Move AotJaxprIdenticalTest to sheduled_only due to long time consuming

Charles Li · Charles Li · commit cc196d3a00dc · 2026-04-27T18:10:13.000Z
Add unit tests best practice section in document
diff --git a/.github/workflows/run_pathways_tests.yml b/.github/workflows/run_pathways_tests.yml
@@ -92,17 +92,21 @@ jobs:
         run : gcloud storage cp gs://maxtext-test-assets/* tests/assets
       - name: Run Tests
         run: |
+          # TODO(b/454659463): Enable test_default_hlo_match after volume mount is supported.
+          PYTEST_MATCHER="not AotHloIdenticalTest and not CompileThenLoad"
           if [ "${{ inputs.is_scheduled_run }}" = "true" ]; then
             FINAL_PYTEST_MARKER="${{ inputs.pytest_marker }}"
           else
             FINAL_PYTEST_MARKER="${{ inputs.pytest_marker }} and not scheduled_only"

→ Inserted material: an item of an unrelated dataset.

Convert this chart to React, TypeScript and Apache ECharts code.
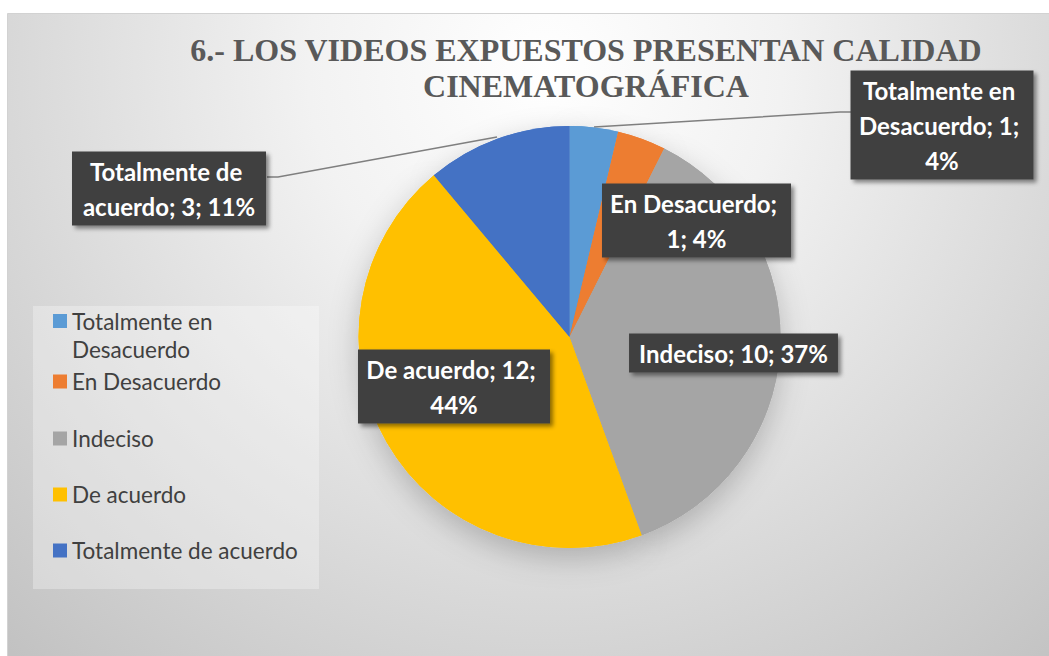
import React, { useEffect, useRef } from 'react';
import * as echarts from 'echarts';

const categories = [
  'Totalmente en Desacuerdo',
  'En Desacuerdo',
  'Indeciso',
  'De acuerdo',
  'Totalmente de acuerdo',
];
const counts = [1, 1, 10, 12, 3];
const colors = ['#5B9BD5', '#ED7D31', '#A5A5A5', '#FFC000', '#4472C4'];
const titleText = '6.- LOS VIDEOS EXPUESTOS PRESENTAN CALIDAD\nCINEMATOGRÁFICA';

export default function App() {
  const ref = useRef<HTMLDivElement>(null);
  useEffect(() => {
    document.body.style.margin = '0';
    const chart = echarts.init(ref.current!, null, { renderer: 'svg' });

    const labelCenters: number[][] = [
      [942, 125],
      [696.5, 220.5],
      [733.5, 353],
      [454, 386.5],
      [169, 188.5],
    ];
    const labelWidths: (number | null)[] = [171, 177, null, 180, 182];
    const linePoints: Record<number, number[][]> = {
      0: [[594, 127], [840, 112], [851, 112]],
      4: [[497, 137], [278, 177], [267, 177]],
    };
    const legendIconCenters = [321, 377, 434, 490, 546];

    const data = categories.map((name, i) => ({
      name,
      value: counts[i],
      itemStyle: { color: colors[i] },
      label: labelWidths[i] ? { width: labelWidths[i] } : { padding: [2, 10] },
      labelLine: { show: i === 0 || i === 4 },
    }));

    const legends = categories.map((name, i) => {
      const first = i === 0;
      return {
        data: [name],
        orient: 'vertical',
        left: 53,
        top: first ? legendIconCenters[i] - 7 - 35 : legendIconCenters[i] - 7,
        padding: 0,
        itemWidth: 14,
        itemHeight: 14,
        icon: 'rect',
        selectedMode: false,
        formatter: first ? (n: string) => '\n' + n : undefined,
        textStyle: first
          ? {
              fontFamily: 'Lato',
              fontSize: 22.5,
              color: '#404040',
              width: 205,
              overflow: 'break',
              lineHeight: 28,
            }
          : { fontFamily: 'Lato', fontSize: 22.5, color: '#404040' },
      };
    });

    chart.setOption({
      animation: false,
      backgroundColor: '#ffffff',
      title: {
        text: titleText,
        left: 586,
        top: 32,
        padding: 0,
        textAlign: 'center',
        textStyle: {
          fontFamily: 'Liberation Serif',
          fontWeight: 'bold',
          fontSize: 32,
          lineHeight: 36,
          color: '#595959',
        },
      },
      graphic: {
        elements: [
          {
            type: 'rect',
            silent: true,
            shape: { x: 7.5, y: 13.5, width: 1045, height: 650 },
            style: {
              fill: new echarts.graphic.RadialGradient(
                545,
                70,
                790,
                [
                  { offset: 0, color: '#ffffff' },
                  { offset: 0.3, color: '#f2f2f2' },
                  { offset: 1, color: '#c2c2c2' },
                ],
                true
              ),
              stroke: '#d2d2d2',
              lineWidth: 1,
            },
          },
          {
            type: 'rect',
            silent: true,
            shape: { x: 33, y: 306, width: 286, height: 283 },
            style: { fill: 'rgba(255,255,255,0.3)' },
          },
        ],
      },
      legend: legends,
      series: [
        {
          type: 'pie',
          name: 'main',
          z: 3,
          center: [569.5, 337],
          radius: 211,
          startAngle: 90,
          clockwise: true,
          percentPrecision: 0,
          avoidLabelOverlap: false,
          emphasis: { disabled: true },
          label: {
            show: true,
            position: 'outside',
            formatter: (p: any) => `${p.name}; ${p.value}; ${p.percent}%`,
            color: '#ffffff',
            fontFamily: 'Lato',
            fontWeight: 'bold',
            fontSize: 24,
            lineHeight: 35,
            backgroundColor: '#404040',
            padding: [2, 6],
            align: 'center',
            overflow: 'break',
            shadowBlur: 4,
            shadowColor: 'rgba(0,0,0,0.45)',
            shadowOffsetX: 3,
            shadowOffsetY: 3,
          },
          labelLine: {
            show: false,
            lineStyle: { color: '#7f7f7f', width: 1.5 },
          },
          labelLayout: (params: any) => {
            const i = params.dataIndex;
            const o: any = {
              x: labelCenters[i][0],
              y: labelCenters[i][1],
              align: 'center',
              verticalAlign: 'middle',
            };
            if (linePoints[i]) o.labelLinePoints = linePoints[i];
            return o;
          },
          data,
        },
        {
          type: 'pie',
          name: 'shadow',
          z: 1,
          silent: true,
          center: [569.5, 337],
          radius: 211,
          startAngle: 90,
          clockwise: true,
          emphasis: { disabled: true },
          label: { show: false },
          labelLine: { show: false },
          itemStyle: {
            shadowBlur: 30,
            shadowOffsetY: 10,
            shadowColor: 'rgba(0,0,0,0.22)',
          },
          data: categories.map((name, i) => ({
            name,
            value: counts[i],
            itemStyle: { color: colors[i] },
          })),
        },
      ],
    });
    return () => chart.dispose();
  }, []);
  return <div ref={ref} style={{ width: 1049, height: 656 }} />;
}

+            # TODO(b/496201097): AotJaxprIdenticalTest costs long time due to JAX API get_topology_desc
+            PYTEST_MATCHER="${PYTEST_MATCHER} and not AotJaxprIdenticalTest"
           fi
           export MAXTEXT_REPO_ROOT=$(pwd)
           export MAXTEXT_ASSETS_ROOT=$(pwd)/src/maxtext/assets
           export MAXTEXT_TEST_ASSETS_ROOT=$(pwd)/tests/assets
           export MAXTEXT_PKG_DIR=$(pwd)/src/maxtext
-          # TODO(b/454659463): Enable test_default_hlo_match after volume mount is supported.
-          .venv/bin/python3 -m pytest ${{ inputs.pytest_addopts }} -v -m "${FINAL_PYTEST_MARKER}" -k "not AotHloIdenticalTest and not CompileThenLoad" --durations=0
+
+          .venv/bin/python3 -m pytest ${{ inputs.pytest_addopts }} -v -m "${FINAL_PYTEST_MARKER}" -k "${PYTEST_MATCHER}" --durations=0
         env:
           PYTHONPATH: "${{ github.workspace }}/src"
     services:
diff --git a/docs/guides/model_bringup.md b/docs/guides/model_bringup.md
@@ -76,6 +76,16 @@ Core Strategy:
 - **Forward Pass**: Run the input through both layers. Remember to set the PyTorch model to evaluation mode (`model_pt.eval()`) to disable dropout etc.
 - **Compare Outputs**: Convert the PyTorch output to a JAX array (or NumPy array) and use `numpy.testing.assert_allclose` to check if the outputs are numerically close within a specified tolerance (atol, rtol).
 
+Unit Tests Best Practices (performance perspective):
+
+As unit tests are part of CI/CD workflow, it is critical to keep the test running fast without impacting necessary code coverage. It is recommended to follow below best practices:
+
+- **Prioritize Synthetic Data (`dataset_type=synthetic`)**: Use a synthetic dataset whenever possible. This is significantly faster than using other dataset types that require loading from network storage. Only use a specific dataset type when the test's focus strictly requires it.
+- **Minimize Training Steps**: Keep the number of training steps to the minimum necessary to cover the intended code logic.
+- **Select Smallest Viable Model**: Utilize the smallest model size in unit tests that still provides adequate code coverage.
+- **Prioritize CPU-Only Testing**: To reduce TPU consumption for train compile-related tests, favor using `cpu_only` with a `tpu_backend` over `tpu_only` configurations.
+- **Move Non-Critical Tests to Scheduled-Only**: As a last resort, if the test cannot be sped up using the methods above and is not critical enough to block a Pull Request (PR), move it to run only on a schedule (`scheduled_only`). This is a compromise to improve overall CI performance.
+
 ## 5. End-to-end correctness
 
 This verification process can vary in duration. If you're working with a small model, you're fortunate as it allows for rapid iteration on your development machine. To verify a model's correctness, we could leverage two strategies below - comparing logits and evaluation.